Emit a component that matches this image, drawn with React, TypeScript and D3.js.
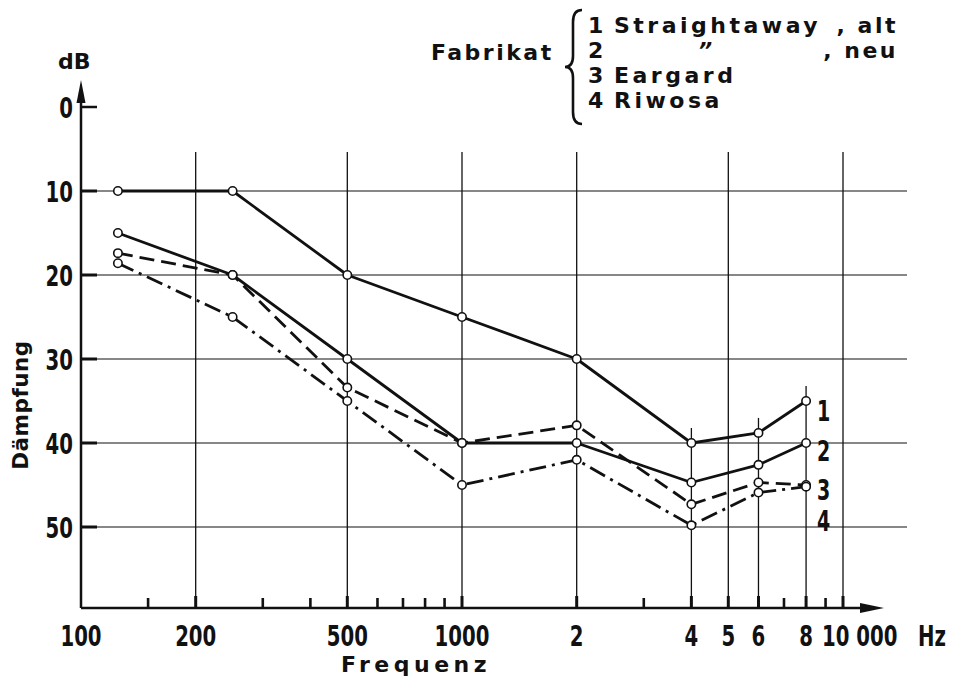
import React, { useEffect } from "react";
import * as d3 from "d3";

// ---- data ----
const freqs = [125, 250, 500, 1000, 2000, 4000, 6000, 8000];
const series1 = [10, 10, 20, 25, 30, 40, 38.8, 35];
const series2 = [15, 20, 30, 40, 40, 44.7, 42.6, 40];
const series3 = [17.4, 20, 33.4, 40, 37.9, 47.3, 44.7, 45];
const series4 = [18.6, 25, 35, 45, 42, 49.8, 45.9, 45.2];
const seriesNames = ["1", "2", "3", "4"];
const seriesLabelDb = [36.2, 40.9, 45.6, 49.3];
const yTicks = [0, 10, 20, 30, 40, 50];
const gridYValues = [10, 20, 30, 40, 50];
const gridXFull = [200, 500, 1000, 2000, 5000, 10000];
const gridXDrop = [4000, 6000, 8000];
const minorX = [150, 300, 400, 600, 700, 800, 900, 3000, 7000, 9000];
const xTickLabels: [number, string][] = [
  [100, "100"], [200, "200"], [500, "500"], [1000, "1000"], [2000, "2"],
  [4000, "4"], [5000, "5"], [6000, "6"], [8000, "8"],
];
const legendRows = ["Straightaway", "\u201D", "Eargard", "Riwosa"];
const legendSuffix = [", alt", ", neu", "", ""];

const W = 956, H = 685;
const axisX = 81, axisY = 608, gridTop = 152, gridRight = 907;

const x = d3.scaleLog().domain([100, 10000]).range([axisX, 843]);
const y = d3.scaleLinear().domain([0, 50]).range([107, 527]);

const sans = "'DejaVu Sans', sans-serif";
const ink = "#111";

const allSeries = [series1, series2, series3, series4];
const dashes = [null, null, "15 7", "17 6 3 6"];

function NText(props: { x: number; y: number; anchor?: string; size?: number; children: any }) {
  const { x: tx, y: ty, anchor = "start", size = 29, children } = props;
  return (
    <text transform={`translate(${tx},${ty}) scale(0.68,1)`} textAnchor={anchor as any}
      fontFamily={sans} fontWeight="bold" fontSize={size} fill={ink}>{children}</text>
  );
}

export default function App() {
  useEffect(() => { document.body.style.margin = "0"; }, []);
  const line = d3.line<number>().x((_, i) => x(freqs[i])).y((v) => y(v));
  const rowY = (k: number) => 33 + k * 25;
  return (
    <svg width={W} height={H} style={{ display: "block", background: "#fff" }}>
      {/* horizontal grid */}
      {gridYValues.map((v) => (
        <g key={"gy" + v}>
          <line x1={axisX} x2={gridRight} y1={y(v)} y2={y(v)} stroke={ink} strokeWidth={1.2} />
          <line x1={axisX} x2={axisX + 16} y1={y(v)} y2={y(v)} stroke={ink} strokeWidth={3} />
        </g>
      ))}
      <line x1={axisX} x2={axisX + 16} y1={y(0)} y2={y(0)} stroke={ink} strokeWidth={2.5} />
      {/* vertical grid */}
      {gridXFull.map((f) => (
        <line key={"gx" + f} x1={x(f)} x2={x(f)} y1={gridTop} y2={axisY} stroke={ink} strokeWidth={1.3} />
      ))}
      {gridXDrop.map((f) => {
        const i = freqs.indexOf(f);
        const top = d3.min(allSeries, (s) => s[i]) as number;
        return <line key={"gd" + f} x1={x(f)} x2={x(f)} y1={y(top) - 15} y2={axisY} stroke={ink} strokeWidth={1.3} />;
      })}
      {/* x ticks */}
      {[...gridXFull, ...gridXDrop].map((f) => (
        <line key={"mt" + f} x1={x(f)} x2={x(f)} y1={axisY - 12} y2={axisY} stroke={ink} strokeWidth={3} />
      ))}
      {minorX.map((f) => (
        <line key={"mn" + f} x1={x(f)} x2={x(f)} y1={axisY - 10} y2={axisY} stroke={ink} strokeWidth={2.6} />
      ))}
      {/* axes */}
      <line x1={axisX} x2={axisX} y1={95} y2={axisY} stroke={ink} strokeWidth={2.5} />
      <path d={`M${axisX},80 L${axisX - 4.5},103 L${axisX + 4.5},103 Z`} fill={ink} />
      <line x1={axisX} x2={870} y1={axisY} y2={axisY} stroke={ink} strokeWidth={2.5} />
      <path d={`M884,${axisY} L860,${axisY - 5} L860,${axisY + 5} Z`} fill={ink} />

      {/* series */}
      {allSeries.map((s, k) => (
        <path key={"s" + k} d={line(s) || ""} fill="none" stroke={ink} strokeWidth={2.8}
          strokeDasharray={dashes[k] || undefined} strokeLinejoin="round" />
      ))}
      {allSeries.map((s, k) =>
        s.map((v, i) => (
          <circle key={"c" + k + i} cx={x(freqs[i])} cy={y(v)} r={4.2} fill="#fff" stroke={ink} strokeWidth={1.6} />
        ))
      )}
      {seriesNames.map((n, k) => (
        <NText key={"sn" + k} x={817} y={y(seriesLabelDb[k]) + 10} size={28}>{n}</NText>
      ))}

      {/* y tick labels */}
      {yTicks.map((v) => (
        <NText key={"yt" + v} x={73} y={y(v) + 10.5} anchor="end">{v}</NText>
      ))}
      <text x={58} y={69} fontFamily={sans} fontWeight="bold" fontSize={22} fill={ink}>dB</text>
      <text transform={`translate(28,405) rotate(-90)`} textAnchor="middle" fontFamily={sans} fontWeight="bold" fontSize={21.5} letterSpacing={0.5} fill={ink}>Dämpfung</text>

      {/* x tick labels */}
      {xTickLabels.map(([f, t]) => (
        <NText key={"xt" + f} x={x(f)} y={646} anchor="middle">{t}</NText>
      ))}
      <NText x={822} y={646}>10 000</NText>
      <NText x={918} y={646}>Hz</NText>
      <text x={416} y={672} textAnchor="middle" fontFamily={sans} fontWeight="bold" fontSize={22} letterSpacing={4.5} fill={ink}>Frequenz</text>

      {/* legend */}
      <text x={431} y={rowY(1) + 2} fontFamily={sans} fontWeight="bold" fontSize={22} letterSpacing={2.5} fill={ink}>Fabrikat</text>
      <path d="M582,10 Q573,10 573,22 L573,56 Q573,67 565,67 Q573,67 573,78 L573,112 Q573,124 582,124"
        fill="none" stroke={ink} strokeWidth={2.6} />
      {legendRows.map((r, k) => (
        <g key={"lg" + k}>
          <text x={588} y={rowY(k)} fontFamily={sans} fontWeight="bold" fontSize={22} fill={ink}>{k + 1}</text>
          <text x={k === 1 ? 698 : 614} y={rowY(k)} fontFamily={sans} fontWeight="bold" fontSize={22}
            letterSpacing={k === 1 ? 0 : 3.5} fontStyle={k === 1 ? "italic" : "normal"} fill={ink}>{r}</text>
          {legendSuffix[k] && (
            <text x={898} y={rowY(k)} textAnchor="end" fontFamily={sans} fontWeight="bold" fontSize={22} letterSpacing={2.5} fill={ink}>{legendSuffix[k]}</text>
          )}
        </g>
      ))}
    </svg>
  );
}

====

**Exercise brief:**
Make an exact copy of the data above, pictures excluded.

**Solution to this exercise:**
Emit a component that matches this image, drawn with React, TypeScript and D3.js.
import React, { useEffect } from "react";
import * as d3 from "d3";

// ---- data ----
const freqs = [125, 250, 500, 1000, 2000, 4000, 6000, 8000];
const series1 = [10, 10, 20, 25, 30, 40, 38.8, 35];
const series2 = [15, 20, 30, 40, 40, 44.7, 42.6, 40];
const series3 = [17.4, 20, 33.4, 40, 37.9, 47.3, 44.7, 45];
const series4 = [18.6, 25, 35, 45, 42, 49.8, 45.9, 45.2];
const seriesNames = ["1", "2", "3", "4"];
const seriesLabelDb = [36.2, 40.9, 45.6, 49.3];
const yTicks = [0, 10, 20, 30, 40, 50];
const gridYValues = [10, 20, 30, 40, 50];
const gridXFull = [200, 500, 1000, 2000, 5000, 10000];
const gridXDrop = [4000, 6000, 8000];
const minorX = [150, 300, 400, 600, 700, 800, 900, 3000, 7000, 9000];
const xTickLabels: [number, string][] = [
  [100, "100"], [200, "200"], [500, "500"], [1000, "1000"], [2000, "2"],
  [4000, "4"], [5000, "5"], [6000, "6"], [8000, "8"],
];
const legendRows = ["Straightaway", "\u201D", "Eargard", "Riwosa"];
const legendSuffix = [", alt", ", neu", "", ""];

const W = 956, H = 685;
const axisX = 81, axisY = 608, gridTop = 152, gridRight = 907;

const x = d3.scaleLog().domain([100, 10000]).range([axisX, 843]);
const y = d3.scaleLinear().domain([0, 50]).range([107, 527]);

const sans = "'DejaVu Sans', sans-serif";
const ink = "#111";

const allSeries = [series1, series2, series3, series4];
const dashes = [null, null, "15 7", "17 6 3 6"];

function NText(props: { x: number; y: number; anchor?: string; size?: number; children: any }) {
  const { x: tx, y: ty, anchor = "start", size = 29, children } = props;
  return (
    <text transform={`translate(${tx},${ty}) scale(0.68,1)`} textAnchor={anchor as any}
      fontFamily={sans} fontWeight="bold" fontSize={size} fill={ink}>{children}</text>
  );
}

export default function App() {
  useEffect(() => { document.body.style.margin = "0"; }, []);
  const line = d3.line<number>().x((_, i) => x(freqs[i])).y((v) => y(v));
  const rowY = (k: number) => 33 + k * 25;
  return (
    <svg width={W} height={H} style={{ display: "block", background: "#fff" }}>
      {/* horizontal grid */}
      {gridYValues.map((v) => (
        <g key={"gy" + v}>
          <line x1={axisX} x2={gridRight} y1={y(v)} y2={y(v)} stroke={ink} strokeWidth={1.2} />
          <line x1={axisX} x2={axisX + 16} y1={y(v)} y2={y(v)} stroke={ink} strokeWidth={3} />
        </g>
      ))}
      <line x1={axisX} x2={axisX + 16} y1={y(0)} y2={y(0)} stroke={ink} strokeWidth={2.5} />
      {/* vertical grid */}
      {gridXFull.map((f) => (
        <line key={"gx" + f} x1={x(f)} x2={x(f)} y1={gridTop} y2={axisY} stroke={ink} strokeWidth={1.3} />
      ))}
      {gridXDrop.map((f) => {
        const i = freqs.indexOf(f);
        const top = d3.min(allSeries, (s) => s[i]) as number;
        return <line key={"gd" + f} x1={x(f)} x2={x(f)} y1={y(top) - 15} y2={axisY} stroke={ink} strokeWidth={1.3} />;
      })}
      {/* x ticks */}
      {[...gridXFull, ...gridXDrop].map((f) => (
        <line key={"mt" + f} x1={x(f)} x2={x(f)} y1={axisY - 12} y2={axisY} stroke={ink} strokeWidth={3} />
      ))}
      {minorX.map((f) => (
        <line key={"mn" + f} x1={x(f)} x2={x(f)} y1={axisY - 10} y2={axisY} stroke={ink} strokeWidth={2.6} />
      ))}
      {/* axes */}
      <line x1={axisX} x2={axisX} y1={95} y2={axisY} stroke={ink} strokeWidth={2.5} />
      <path d={`M${axisX},80 L${axisX - 4.5},103 L${axisX + 4.5},103 Z`} fill={ink} />
      <line x1={axisX} x2={870} y1={axisY} y2={axisY} stroke={ink} strokeWidth={2.5} />
      <path d={`M884,${axisY} L860,${axisY - 5} L860,${axisY + 5} Z`} fill={ink} />

      {/* series */}
      {allSeries.map((s, k) => (
        <path key={"s" + k} d={line(s) || ""} fill="none" stroke={ink} strokeWidth={2.8}
          strokeDasharray={dashes[k] || undefined} strokeLinejoin="round" />
      ))}
      {allSeries.map((s, k) =>
        s.map((v, i) => (
          <circle key={"c" + k + i} cx={x(freqs[i])} cy={y(v)} r={4.2} fill="#fff" stroke={ink} strokeWidth={1.6} />
        ))
      )}
      {seriesNames.map((n, k) => (
        <NText key={"sn" + k} x={817} y={y(seriesLabelDb[k]) + 10} size={28}>{n}</NText>
      ))}

      {/* y tick labels */}
      {yTicks.map((v) => (
        <NText key={"yt" + v} x={73} y={y(v) + 10.5} anchor="end">{v}</NText>
      ))}
      <text x={58} y={69} fontFamily={sans} fontWeight="bold" fontSize={22} fill={ink}>dB</text>
      <text transform={`translate(28,405) rotate(-90)`} textAnchor="middle" fontFamily={sans} fontWeight="bold" fontSize={21.5} letterSpacing={0.5} fill={ink}>Dämpfung</text>

      {/* x tick labels */}
      {xTickLabels.map(([f, t]) => (
        <NText key={"xt" + f} x={x(f)} y={646} anchor="middle">{t}</NText>
      ))}
      <NText x={822} y={646}>10 000</NText>
      <NText x={918} y={646}>Hz</NText>
      <text x={416} y={672} textAnchor="middle" fontFamily={sans} fontWeight="bold" fontSize={22} letterSpacing={4.5} fill={ink}>Frequenz</text>

      {/* legend */}
      <text x={431} y={rowY(1) + 2} fontFamily={sans} fontWeight="bold" fontSize={22} letterSpacing={2.5} fill={ink}>Fabrikat</text>
      <path d="M582,10 Q573,10 573,22 L573,56 Q573,67 565,67 Q573,67 573,78 L573,112 Q573,124 582,124"
        fill="none" stroke={ink} strokeWidth={2.6} />
      {legendRows.map((r, k) => (
        <g key={"lg" + k}>
          <text x={588} y={rowY(k)} fontFamily={sans} fontWeight="bold" fontSize={22} fill={ink}>{k + 1}</text>
          <text x={k === 1 ? 698 : 614} y={rowY(k)} fontFamily={sans} fontWeight="bold" fontSize={22}
            letterSpacing={k === 1 ? 0 : 3.5} fontStyle={k === 1 ? "italic" : "normal"} fill={ink}>{r}</text>
          {legendSuffix[k] && (
            <text x={898} y={rowY(k)} textAnchor="end" fontFamily={sans} fontWeight="bold" fontSize={22} letterSpacing={2.5} fill={ink}>{legendSuffix[k]}</text>
          )}
        </g>
      ))}
    </svg>
  );
}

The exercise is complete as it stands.